Betsy packs her supplies – a wool cloak, a knife – and scratches a note for her father with white chalk on a piece of slate. She whistles for her horse, telling her “We’re riding for freedom,” and then fords across the cold water of the river. The night air is cold as she rides through the forest, and after many miles she explains her mission to a ferry boat owner, and begs for a ride across the river.

“You’re a pepper pot, Betsy Dowdy,” he says, and it is a very exciting story. The book’s illustrations are very colorful, sometimes filled with bright and engaging yellows and sometimes with dark, moody purples and blues. Illustrator Marjorie Priceman had already won two Caldecott Honor awards, and her simple style is fun and effective. As Betsy leaves the ferryman, she’s shown galloping again through the purple night-forest of North Carolina.

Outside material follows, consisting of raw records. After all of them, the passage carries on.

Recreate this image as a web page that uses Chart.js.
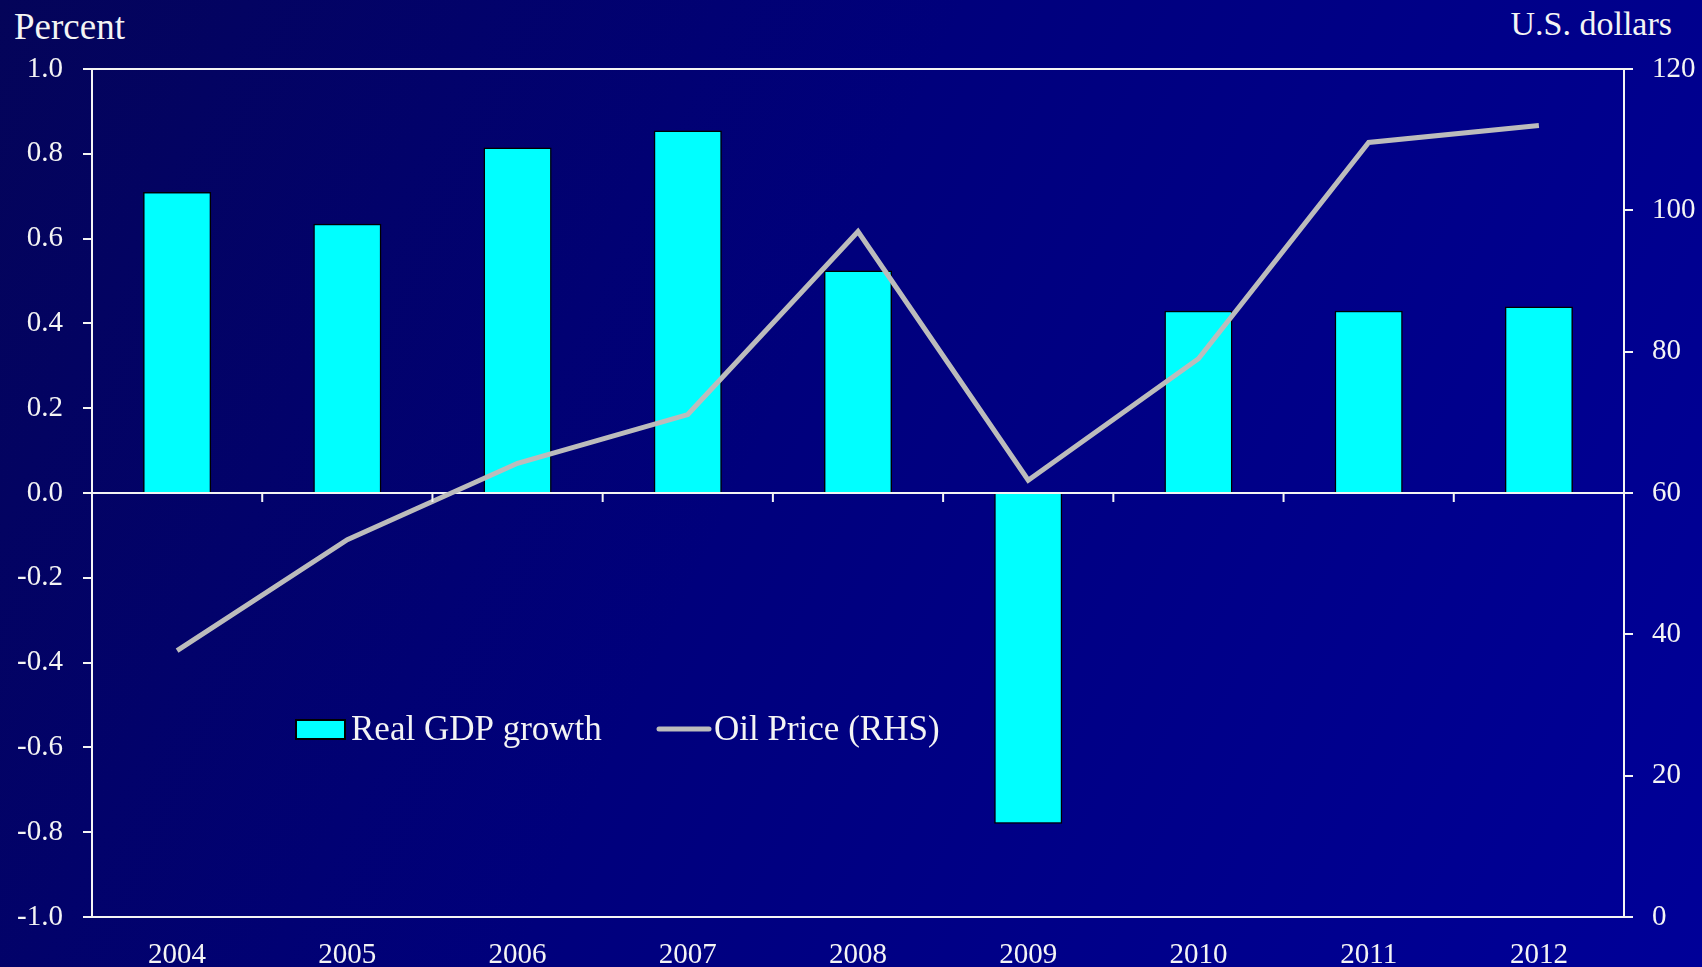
<!DOCTYPE html>
<html>
<head>
<meta charset="utf-8">
<script src="https://cdn.jsdelivr.net/npm/chart.js@4"></script>
<style>
  html, body { margin: 0; padding: 0; }
  body {
    width: 1702px; height: 967px; overflow: hidden; position: relative;
    background: linear-gradient(115deg, #040459 0%, #00007c 45%, #000098 100%);
    font-family: "Liberation Serif", "DejaVu Serif", serif;
  }
  #wrap { position: absolute; left: 0; top: 0; width: 1702px; height: 967px; }
  .axisTitle { position: absolute; color: #f4f4f4; line-height: 1; }
</style>
</head>
<body>
<div class="axisTitle" style="left:14px; top:8px; font-size:37px;">Percent</div>
<div class="axisTitle" style="right:30px; top:7px; font-size:34px;">U.S. dollars</div>
<div id="wrap"><canvas id="chart" width="1702" height="967"></canvas></div>
<script>
// Data
const years = ['2004', '2005', '2006', '2007', '2008', '2009', '2010', '2011', '2012'];
const gdpGrowth = [0.71, 0.635, 0.815, 0.855, 0.525, -0.78, 0.43, 0.43, 0.44];
const oilPrice = [37.7, 53.4, 64.2, 71.1, 97.0, 61.8, 79.0, 109.6, 112.0];

const white = '#f4f4f4';
const fontFamily = '"Liberation Serif", "DejaVu Serif", serif';

// small down ticks on the zero line between categories
const zeroTicks = {
    id: 'zeroTicks',
    afterDatasetsDraw(chart) {
        const ctx = chart.ctx;
        const x = chart.scales.x;
        const y0 = chart.scales.y.getPixelForValue(0);
        ctx.save();
        ctx.strokeStyle = white;
        ctx.lineWidth = 2;
        for (let i = 0; i < years.length - 1; i++) {
            const px = (x.getPixelForTick(i) + x.getPixelForTick(i + 1)) / 2;
            ctx.beginPath();
            ctx.moveTo(px, y0);
            ctx.lineTo(px, y0 + 9);
            ctx.stroke();
        }
        ctx.restore();
    }
};

// legend drawn inside the plot
const innerLegend = {
    id: 'innerLegend',
    afterDraw(chart) {
        const ctx = chart.ctx;
        const line = chart.data.datasets[0];
        const bars = chart.data.datasets[1];
        ctx.save();
        ctx.font = '35px ' + fontFamily;
        ctx.textBaseline = 'alphabetic';
        ctx.fillStyle = bars.backgroundColor;
        ctx.fillRect(296, 720, 49, 19);
        ctx.strokeStyle = '#000';
        ctx.lineWidth = 2;
        ctx.strokeRect(296, 720, 49, 19);
        ctx.fillStyle = white;
        ctx.fillText(bars.label, 351, 740);

        ctx.strokeStyle = line.borderColor;
        ctx.lineWidth = 5;
        ctx.lineCap = 'round';
        ctx.beginPath();
        ctx.moveTo(659, 729);
        ctx.lineTo(709, 729);
        ctx.stroke();
        ctx.fillText(line.label, 714, 740);
        ctx.restore();
    }
};

new Chart(document.getElementById('chart'), {
    data: {
        labels: years,
        datasets: [{
            type: 'line',
            label: 'Oil Price (RHS)',
            data: oilPrice,
            yAxisID: 'y1',
            borderColor: '#bcbcbc',
            borderWidth: 5,
            pointRadius: 0,
            tension: 0,
            order: 0
        }, {
            type: 'bar',
            label: 'Real GDP growth',
            data: gdpGrowth,
            yAxisID: 'y',
            backgroundColor: '#00ffff',
            borderColor: '#000000',
            borderWidth: 1.5,
            borderSkipped: 'start',
            barPercentage: 0.4,
            categoryPercentage: 1.0,
            order: 1
        }]
    },
    options: {
        responsive: false,
        animation: false,
        layout: { padding: { left: 0, right: 0, top: 69, bottom: 0 } },
        plugins: {
            legend: { display: false },
            tooltip: { enabled: false }
        },
        scales: {
            x: {
                position: 'bottom',
                grid: { display: false },
                border: { display: false },
                ticks: {
                    color: white,
                    font: { family: fontFamily, size: 29 },
                    padding: 13,
                    maxRotation: 0
                },
                afterFit(scale) { scale.height = 50; }
            },
            y: {
                position: 'left',
                min: -1, max: 1,
                border: { display: true, color: white, width: 2 },
                grid: {
                    drawOnChartArea: true,
                    color: c => (Math.abs(c.tick.value) > 0.99 || Math.abs(c.tick.value) < 0.01) ? white : 'transparent',
                    tickColor: white,
                    tickLength: 9,
                    lineWidth: 2
                },
                ticks: {
                    stepSize: 0.2,
                    color: white,
                    font: { family: fontFamily, size: 29 },
                    padding: 20,
                    callback: v => (Math.abs(v) < 0.001 ? 0 : v).toFixed(1)
                },
                afterFit(scale) { scale.width = 92; }
            },
            y1: {
                position: 'right',
                min: 0, max: 120,
                border: { display: true, color: white, width: 2 },
                grid: {
                    drawOnChartArea: false,
                    tickColor: white,
                    tickLength: 9,
                    lineWidth: 2
                },
                ticks: {
                    stepSize: 20,
                    color: white,
                    font: { family: fontFamily, size: 29 },
                    padding: 19
                },
                afterFit(scale) { scale.width = 78; }
            }
        }
    },
    plugins: [zeroTicks, innerLegend]
});
</script>
</body>
</html>
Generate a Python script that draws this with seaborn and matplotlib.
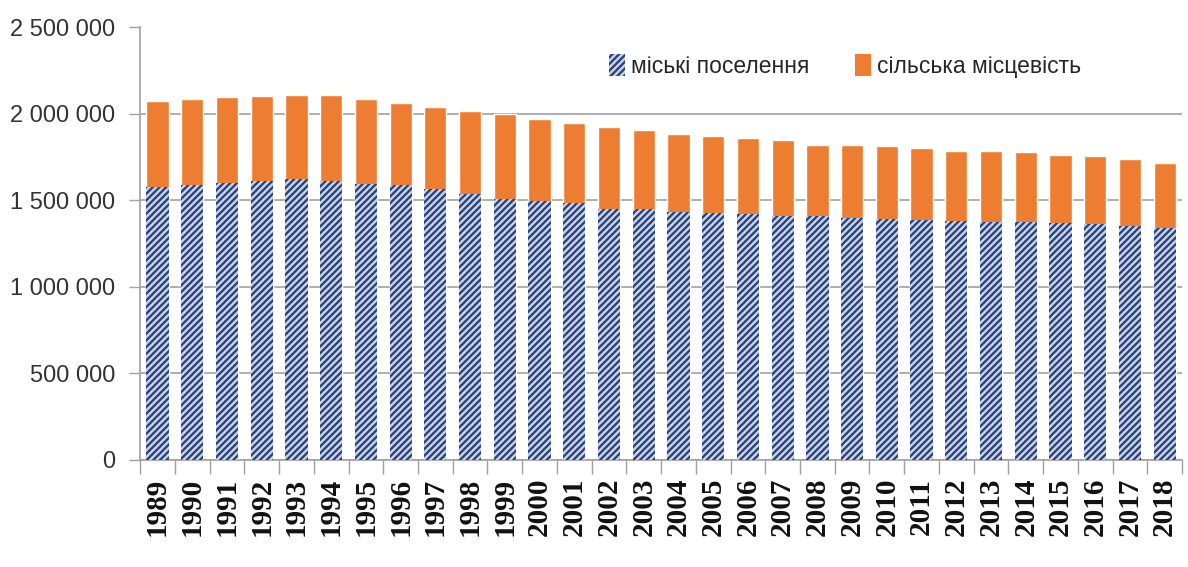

“Liberty is our dream,” says the ferryman, and Betsy repeats the word to comfort herself. She sees a snarling fox, and she’s even knocked off her horse by a tree branch. But her horse neighs for attention, and she takes it as a sign to continue. And eventually an orange light rises as she reaches the militia rebels’ camp.

This would be a great book for children, because it makes the American revolution accessible to even the youngest readers. (At the general’s camp, there’s even the flag with a snake labeled Don’t Tread On Me.) It’s got everything you could want in a children’s picture book – it’s fun, it’s exciting, and it’s brightly-illustrated.

It teaches a lesson about perseverance, and about history – but it’s also just a really great read.